Friday, October 14, 2011

October 14th

I am still having just the hardest time trying to figure out how to blog about my life lately. I just feel so unqualified to talk about God, and yet that is almost all that I think about.

I'm pretty sure that today I'm going to get back into Torii. I've been re reading it, and I really like it, but oh my goodness! It needs so much work.

In the meantime, this is something I've been mulling over-

Recently, I was reading the story where Jesus is walking on water and terrifies His guys, who are struggling against the storm in the boat.

And Peter, in a moment of courage, says, if it's really You, call me to come to You.

Christ says, Come ahead.

And Peter begins walking across the water to Him. But he looks away and sees the wind and the waves and his terror envelopes him.

It doesn't say, but maybe, in that moment, he can't think how he got there and the sheer impossibility of where he is swamps his human mind like the waves do his feet and then his knees as he sinks in.

He cried, Lord, save me.

And without hesitation, Christ grasps hold of his hand and pulls Peter out of the water.

"Faint-heart, what got into you?" is how the Message translates Christ's words to Peter. This translation makes me smile every time. It just seems such a fond and tender thing to say.

And it makes me think of this verse from the letter to those crazy Galatians:

"For [if we are] in Christ Jesus, neither circumcision nor uncircumcision counts for anything, but only faith activated and energized and expressed and working through love."

I like that phrase very much- faith expressed in love. It seems that was what Peter was expressing. By faith he walked over the water- but I'll bet he left the boat out of love. Anyway, that's why I would have left it.

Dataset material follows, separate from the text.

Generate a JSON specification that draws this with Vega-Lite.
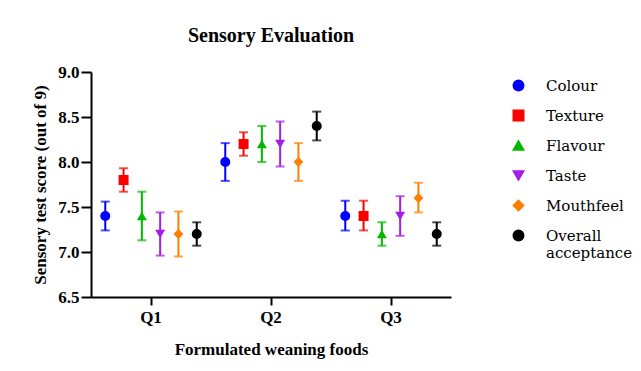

Being in His presence is a little like walking on water. I can't see Him, but I know that He is there. If I look away from Him and focus on what I see around me, or what I am in my own strength, it's as though I begin to sink into that. I feel scared and overwhelmed.

Then I call out to Him and it turns out that Christ is right there. He was right there all along. He takes my hand and pulls me right up close to Him.

If we ask if we can come to Him, He will say, By all means, come here. We can come right up to Him; we can walk right over the water to Him.

Naturally, this causes me to love Him even more.

I like how John put it so simply: "We love Him, because first He loved us."